■ **Entries**:
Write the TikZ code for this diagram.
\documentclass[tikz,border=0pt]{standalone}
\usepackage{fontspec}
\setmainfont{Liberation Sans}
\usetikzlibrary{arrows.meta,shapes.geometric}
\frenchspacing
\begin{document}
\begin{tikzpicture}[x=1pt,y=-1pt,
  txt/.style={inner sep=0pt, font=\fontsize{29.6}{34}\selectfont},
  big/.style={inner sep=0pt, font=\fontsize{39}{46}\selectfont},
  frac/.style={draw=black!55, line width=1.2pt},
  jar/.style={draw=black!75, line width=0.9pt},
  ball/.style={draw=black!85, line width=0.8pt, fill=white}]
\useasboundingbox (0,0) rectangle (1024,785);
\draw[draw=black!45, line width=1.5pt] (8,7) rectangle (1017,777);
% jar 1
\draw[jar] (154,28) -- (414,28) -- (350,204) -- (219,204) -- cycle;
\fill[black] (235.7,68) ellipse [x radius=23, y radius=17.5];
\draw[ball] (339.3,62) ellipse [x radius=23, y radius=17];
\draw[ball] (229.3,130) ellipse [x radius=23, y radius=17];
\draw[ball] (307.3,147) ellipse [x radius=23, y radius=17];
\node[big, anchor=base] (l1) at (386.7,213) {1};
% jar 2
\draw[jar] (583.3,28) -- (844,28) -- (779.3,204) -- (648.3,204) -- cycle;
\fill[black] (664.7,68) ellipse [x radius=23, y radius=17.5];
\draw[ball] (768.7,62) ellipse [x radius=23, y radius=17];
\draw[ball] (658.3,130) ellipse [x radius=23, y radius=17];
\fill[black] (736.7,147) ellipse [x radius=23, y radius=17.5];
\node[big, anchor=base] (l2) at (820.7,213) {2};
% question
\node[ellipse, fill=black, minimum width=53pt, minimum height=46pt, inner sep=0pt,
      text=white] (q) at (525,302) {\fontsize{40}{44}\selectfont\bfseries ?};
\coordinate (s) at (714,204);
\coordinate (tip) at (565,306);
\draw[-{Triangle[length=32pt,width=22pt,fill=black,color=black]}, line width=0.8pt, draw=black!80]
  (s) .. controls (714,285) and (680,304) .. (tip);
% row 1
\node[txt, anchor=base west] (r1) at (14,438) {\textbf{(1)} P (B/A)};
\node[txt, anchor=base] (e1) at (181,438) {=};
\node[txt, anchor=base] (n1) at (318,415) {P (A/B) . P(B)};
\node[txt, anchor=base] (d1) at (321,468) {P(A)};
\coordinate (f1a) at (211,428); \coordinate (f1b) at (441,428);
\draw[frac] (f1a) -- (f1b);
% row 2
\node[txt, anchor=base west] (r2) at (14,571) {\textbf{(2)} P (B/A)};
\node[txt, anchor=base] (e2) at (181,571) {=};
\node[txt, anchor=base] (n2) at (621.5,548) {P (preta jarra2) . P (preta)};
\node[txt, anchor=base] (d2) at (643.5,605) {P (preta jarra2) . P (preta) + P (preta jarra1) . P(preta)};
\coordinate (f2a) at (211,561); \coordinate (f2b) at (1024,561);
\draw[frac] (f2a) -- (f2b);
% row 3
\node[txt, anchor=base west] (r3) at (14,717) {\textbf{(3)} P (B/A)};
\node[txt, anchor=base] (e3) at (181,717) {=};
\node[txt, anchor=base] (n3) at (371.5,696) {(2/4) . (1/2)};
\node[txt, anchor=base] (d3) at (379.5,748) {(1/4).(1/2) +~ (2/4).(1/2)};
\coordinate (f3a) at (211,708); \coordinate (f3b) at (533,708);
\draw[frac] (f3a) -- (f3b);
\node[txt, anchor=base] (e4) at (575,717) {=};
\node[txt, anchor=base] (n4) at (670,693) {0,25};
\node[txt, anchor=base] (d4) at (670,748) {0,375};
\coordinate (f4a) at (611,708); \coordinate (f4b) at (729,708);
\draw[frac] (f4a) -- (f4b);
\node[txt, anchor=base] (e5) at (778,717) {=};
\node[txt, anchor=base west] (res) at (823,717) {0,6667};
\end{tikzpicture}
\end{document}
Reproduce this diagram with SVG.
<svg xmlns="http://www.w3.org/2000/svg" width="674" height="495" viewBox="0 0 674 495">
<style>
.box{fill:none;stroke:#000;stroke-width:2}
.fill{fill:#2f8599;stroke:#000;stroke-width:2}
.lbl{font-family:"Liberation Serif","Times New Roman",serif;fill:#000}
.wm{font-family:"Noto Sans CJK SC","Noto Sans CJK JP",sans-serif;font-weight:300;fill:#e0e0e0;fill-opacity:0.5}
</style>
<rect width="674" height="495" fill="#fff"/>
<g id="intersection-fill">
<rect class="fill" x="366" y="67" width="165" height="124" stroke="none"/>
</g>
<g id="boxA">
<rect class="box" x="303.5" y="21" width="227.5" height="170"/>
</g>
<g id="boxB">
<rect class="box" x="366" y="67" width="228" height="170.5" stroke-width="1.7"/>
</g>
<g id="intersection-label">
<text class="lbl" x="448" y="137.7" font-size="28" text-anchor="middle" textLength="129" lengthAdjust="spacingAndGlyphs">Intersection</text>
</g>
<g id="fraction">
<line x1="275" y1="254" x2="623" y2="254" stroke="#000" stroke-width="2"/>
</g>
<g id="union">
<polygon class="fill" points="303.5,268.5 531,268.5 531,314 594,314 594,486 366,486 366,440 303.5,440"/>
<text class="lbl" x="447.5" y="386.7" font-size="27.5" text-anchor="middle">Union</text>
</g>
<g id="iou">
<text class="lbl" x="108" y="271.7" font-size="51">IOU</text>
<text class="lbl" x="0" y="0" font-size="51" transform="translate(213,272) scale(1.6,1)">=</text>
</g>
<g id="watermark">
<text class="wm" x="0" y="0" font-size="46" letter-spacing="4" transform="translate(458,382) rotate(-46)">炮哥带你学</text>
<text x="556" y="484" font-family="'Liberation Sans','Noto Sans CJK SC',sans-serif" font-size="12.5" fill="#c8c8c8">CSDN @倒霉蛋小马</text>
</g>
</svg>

==

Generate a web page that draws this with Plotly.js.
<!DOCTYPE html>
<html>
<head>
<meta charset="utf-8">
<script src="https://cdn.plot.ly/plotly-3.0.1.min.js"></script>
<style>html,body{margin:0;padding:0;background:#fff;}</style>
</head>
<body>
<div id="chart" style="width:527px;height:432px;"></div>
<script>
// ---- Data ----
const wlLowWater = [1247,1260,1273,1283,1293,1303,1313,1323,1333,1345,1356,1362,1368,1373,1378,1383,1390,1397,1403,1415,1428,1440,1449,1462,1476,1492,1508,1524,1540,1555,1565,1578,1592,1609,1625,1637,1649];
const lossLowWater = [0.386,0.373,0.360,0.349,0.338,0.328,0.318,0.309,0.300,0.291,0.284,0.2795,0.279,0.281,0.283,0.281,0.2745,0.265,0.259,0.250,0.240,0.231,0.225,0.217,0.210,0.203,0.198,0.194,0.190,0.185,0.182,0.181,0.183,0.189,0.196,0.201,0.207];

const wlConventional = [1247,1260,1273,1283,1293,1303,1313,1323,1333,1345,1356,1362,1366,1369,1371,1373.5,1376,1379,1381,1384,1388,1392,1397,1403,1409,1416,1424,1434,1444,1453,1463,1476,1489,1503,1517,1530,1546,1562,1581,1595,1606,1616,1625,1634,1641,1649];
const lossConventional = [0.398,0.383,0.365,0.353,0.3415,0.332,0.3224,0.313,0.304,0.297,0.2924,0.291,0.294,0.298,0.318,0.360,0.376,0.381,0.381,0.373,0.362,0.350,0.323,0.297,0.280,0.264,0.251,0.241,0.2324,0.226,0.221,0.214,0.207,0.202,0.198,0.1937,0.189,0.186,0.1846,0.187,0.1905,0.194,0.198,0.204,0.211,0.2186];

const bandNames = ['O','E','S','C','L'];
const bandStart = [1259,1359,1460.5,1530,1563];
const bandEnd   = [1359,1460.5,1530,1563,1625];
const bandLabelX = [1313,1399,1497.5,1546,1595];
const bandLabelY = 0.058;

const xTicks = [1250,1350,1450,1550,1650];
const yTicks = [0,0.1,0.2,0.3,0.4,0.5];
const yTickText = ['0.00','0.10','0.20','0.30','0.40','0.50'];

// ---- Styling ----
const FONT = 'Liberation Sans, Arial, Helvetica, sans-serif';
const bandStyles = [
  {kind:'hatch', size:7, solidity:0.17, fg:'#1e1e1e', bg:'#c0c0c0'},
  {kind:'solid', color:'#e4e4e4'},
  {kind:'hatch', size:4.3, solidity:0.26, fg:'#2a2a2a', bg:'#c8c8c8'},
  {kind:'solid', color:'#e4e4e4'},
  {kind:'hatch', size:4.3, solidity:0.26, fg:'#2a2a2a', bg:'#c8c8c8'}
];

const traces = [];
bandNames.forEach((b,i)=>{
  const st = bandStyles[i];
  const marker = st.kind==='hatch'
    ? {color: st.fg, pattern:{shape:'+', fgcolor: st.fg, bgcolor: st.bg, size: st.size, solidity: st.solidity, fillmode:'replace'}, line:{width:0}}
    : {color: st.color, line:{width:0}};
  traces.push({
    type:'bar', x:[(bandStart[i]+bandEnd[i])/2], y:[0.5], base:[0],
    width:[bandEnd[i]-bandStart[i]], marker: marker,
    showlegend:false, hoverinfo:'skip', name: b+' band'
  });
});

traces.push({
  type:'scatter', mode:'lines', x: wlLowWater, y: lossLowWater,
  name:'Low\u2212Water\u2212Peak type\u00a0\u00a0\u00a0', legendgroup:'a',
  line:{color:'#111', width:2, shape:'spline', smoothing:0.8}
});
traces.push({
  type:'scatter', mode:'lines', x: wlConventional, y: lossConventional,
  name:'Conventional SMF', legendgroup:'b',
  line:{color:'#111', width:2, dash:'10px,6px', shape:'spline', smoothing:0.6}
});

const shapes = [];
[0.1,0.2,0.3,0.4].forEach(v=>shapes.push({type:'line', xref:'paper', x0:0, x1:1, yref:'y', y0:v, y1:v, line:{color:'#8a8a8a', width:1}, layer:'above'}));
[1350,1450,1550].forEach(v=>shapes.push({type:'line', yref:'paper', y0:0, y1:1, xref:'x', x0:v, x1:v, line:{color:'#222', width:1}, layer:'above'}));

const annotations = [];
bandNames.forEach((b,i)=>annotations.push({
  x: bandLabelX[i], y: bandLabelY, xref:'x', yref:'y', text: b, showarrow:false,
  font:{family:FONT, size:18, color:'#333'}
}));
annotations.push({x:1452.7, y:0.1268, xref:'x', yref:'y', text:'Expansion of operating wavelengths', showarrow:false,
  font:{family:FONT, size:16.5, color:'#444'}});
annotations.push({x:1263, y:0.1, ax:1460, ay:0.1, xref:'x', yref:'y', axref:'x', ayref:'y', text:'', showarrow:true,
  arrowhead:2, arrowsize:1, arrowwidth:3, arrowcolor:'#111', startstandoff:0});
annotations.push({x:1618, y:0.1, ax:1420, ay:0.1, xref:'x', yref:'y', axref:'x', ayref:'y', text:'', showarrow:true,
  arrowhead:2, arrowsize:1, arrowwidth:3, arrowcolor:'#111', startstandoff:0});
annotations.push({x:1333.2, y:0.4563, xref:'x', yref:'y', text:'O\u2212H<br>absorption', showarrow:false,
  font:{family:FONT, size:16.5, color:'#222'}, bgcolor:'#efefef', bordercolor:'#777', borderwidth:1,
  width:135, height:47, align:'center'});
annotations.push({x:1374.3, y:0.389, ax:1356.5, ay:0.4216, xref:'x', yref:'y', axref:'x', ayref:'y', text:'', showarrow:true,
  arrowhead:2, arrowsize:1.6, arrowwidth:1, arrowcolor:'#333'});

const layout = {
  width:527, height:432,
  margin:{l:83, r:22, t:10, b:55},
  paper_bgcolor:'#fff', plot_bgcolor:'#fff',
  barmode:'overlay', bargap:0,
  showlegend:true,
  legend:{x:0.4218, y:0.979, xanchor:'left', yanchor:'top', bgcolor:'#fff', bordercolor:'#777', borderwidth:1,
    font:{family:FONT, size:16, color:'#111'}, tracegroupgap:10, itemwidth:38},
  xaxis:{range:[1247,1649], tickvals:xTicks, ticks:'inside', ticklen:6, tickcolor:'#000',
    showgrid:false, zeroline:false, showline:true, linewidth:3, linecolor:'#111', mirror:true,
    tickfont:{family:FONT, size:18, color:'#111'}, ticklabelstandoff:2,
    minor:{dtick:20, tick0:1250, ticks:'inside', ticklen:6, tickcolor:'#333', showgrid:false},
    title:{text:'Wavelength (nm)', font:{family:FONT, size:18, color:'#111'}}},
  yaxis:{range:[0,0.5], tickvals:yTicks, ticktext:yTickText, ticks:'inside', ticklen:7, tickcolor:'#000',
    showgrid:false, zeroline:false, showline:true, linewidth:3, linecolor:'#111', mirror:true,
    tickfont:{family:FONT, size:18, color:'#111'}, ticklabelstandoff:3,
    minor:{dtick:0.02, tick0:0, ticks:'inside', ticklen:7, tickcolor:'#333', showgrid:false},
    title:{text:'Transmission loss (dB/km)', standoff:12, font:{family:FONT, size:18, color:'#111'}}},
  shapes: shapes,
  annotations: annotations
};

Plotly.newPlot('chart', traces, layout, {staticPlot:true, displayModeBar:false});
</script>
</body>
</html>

--

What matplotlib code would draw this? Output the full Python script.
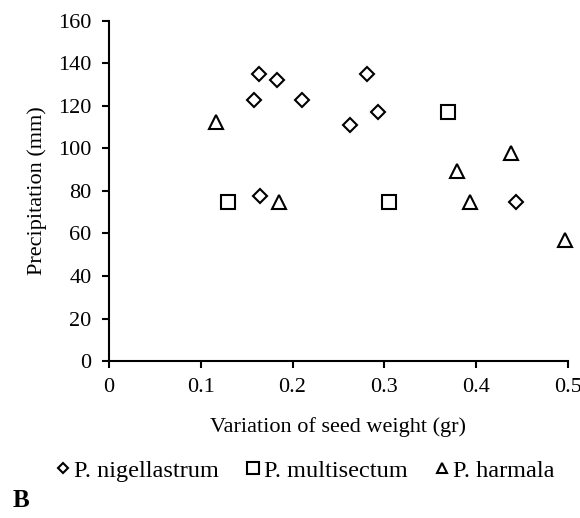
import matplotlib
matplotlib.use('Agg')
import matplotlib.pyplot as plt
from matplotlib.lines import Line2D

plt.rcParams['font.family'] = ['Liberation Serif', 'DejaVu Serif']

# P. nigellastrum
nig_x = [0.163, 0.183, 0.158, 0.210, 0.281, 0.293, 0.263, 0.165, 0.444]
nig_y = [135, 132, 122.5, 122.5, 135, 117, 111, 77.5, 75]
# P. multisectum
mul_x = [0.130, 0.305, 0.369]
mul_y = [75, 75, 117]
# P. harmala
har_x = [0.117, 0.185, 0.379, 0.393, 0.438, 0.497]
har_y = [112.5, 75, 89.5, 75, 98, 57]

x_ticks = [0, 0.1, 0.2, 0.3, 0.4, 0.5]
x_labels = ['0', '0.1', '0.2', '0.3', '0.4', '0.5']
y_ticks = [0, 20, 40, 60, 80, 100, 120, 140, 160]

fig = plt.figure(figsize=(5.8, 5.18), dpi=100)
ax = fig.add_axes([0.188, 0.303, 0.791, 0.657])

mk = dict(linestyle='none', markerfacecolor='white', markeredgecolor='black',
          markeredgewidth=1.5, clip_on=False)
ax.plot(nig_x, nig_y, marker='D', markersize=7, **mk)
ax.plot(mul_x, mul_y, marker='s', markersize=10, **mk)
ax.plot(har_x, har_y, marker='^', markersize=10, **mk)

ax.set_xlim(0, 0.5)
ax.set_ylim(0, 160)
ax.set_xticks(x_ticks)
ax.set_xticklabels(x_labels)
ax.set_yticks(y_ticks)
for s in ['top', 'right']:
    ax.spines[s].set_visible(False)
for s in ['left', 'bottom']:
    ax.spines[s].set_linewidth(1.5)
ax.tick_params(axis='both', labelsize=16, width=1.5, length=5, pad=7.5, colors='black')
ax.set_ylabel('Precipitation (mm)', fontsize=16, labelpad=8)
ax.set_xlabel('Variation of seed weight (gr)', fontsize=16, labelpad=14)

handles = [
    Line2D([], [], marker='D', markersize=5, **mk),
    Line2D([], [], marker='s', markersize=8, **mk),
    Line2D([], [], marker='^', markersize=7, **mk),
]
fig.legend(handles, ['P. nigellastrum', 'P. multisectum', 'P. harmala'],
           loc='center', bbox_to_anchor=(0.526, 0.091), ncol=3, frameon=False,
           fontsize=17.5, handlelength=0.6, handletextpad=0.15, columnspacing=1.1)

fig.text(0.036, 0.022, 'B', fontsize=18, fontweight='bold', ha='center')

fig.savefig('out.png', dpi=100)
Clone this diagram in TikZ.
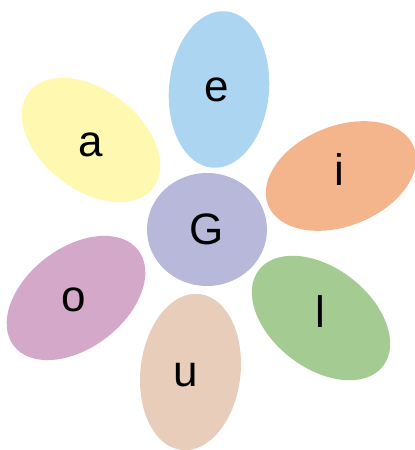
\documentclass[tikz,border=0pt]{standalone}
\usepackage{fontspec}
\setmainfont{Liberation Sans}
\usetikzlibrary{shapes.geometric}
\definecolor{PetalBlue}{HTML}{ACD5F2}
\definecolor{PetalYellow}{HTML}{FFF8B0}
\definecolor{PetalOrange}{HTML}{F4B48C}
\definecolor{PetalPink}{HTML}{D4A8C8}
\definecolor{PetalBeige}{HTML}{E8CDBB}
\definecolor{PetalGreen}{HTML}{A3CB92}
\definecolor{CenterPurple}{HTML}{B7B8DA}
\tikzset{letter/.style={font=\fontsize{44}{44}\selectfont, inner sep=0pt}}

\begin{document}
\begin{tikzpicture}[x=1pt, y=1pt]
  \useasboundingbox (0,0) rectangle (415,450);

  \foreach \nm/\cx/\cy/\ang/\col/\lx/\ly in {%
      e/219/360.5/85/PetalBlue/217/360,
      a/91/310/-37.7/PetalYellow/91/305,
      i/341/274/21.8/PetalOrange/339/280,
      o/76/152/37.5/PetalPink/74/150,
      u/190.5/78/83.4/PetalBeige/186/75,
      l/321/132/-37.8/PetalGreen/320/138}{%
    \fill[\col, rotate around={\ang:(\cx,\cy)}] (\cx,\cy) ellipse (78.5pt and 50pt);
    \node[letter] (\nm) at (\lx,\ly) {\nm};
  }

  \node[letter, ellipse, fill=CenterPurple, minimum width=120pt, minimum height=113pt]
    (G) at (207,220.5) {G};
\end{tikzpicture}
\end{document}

■ **Given request**:
Repeat exactly, and only, the lines between the line holding "What matplotlib code" and the line holding "fig.savefig('out.png', dpi=100)", inclusive, leaving pictures out.

■ **Written solution**:
What matplotlib code would draw this? Output the full Python script.
import matplotlib
matplotlib.use('Agg')
import matplotlib.pyplot as plt
from matplotlib.lines import Line2D

plt.rcParams['font.family'] = ['Liberation Serif', 'DejaVu Serif']

# P. nigellastrum
nig_x = [0.163, 0.183, 0.158, 0.210, 0.281, 0.293, 0.263, 0.165, 0.444]
nig_y = [135, 132, 122.5, 122.5, 135, 117, 111, 77.5, 75]
# P. multisectum
mul_x = [0.130, 0.305, 0.369]
mul_y = [75, 75, 117]
# P. harmala
har_x = [0.117, 0.185, 0.379, 0.393, 0.438, 0.497]
har_y = [112.5, 75, 89.5, 75, 98, 57]

x_ticks = [0, 0.1, 0.2, 0.3, 0.4, 0.5]
x_labels = ['0', '0.1', '0.2', '0.3', '0.4', '0.5']
y_ticks = [0, 20, 40, 60, 80, 100, 120, 140, 160]

fig = plt.figure(figsize=(5.8, 5.18), dpi=100)
ax = fig.add_axes([0.188, 0.303, 0.791, 0.657])

mk = dict(linestyle='none', markerfacecolor='white', markeredgecolor='black',
          markeredgewidth=1.5, clip_on=False)
ax.plot(nig_x, nig_y, marker='D', markersize=7, **mk)
ax.plot(mul_x, mul_y, marker='s', markersize=10, **mk)
ax.plot(har_x, har_y, marker='^', markersize=10, **mk)

ax.set_xlim(0, 0.5)
ax.set_ylim(0, 160)
ax.set_xticks(x_ticks)
ax.set_xticklabels(x_labels)
ax.set_yticks(y_ticks)
for s in ['top', 'right']:
    ax.spines[s].set_visible(False)
for s in ['left', 'bottom']:
    ax.spines[s].set_linewidth(1.5)
ax.tick_params(axis='both', labelsize=16, width=1.5, length=5, pad=7.5, colors='black')
ax.set_ylabel('Precipitation (mm)', fontsize=16, labelpad=8)
ax.set_xlabel('Variation of seed weight (gr)', fontsize=16, labelpad=14)

handles = [
    Line2D([], [], marker='D', markersize=5, **mk),
    Line2D([], [], marker='s', markersize=8, **mk),
    Line2D([], [], marker='^', markersize=7, **mk),
]
fig.legend(handles, ['P. nigellastrum', 'P. multisectum', 'P. harmala'],
           loc='center', bbox_to_anchor=(0.526, 0.091), ncol=3, frameon=False,
           fontsize=17.5, handlelength=0.6, handletextpad=0.15, columnspacing=1.1)

fig.text(0.036, 0.022, 'B', fontsize=18, fontweight='bold', ha='center')

fig.savefig('out.png', dpi=100)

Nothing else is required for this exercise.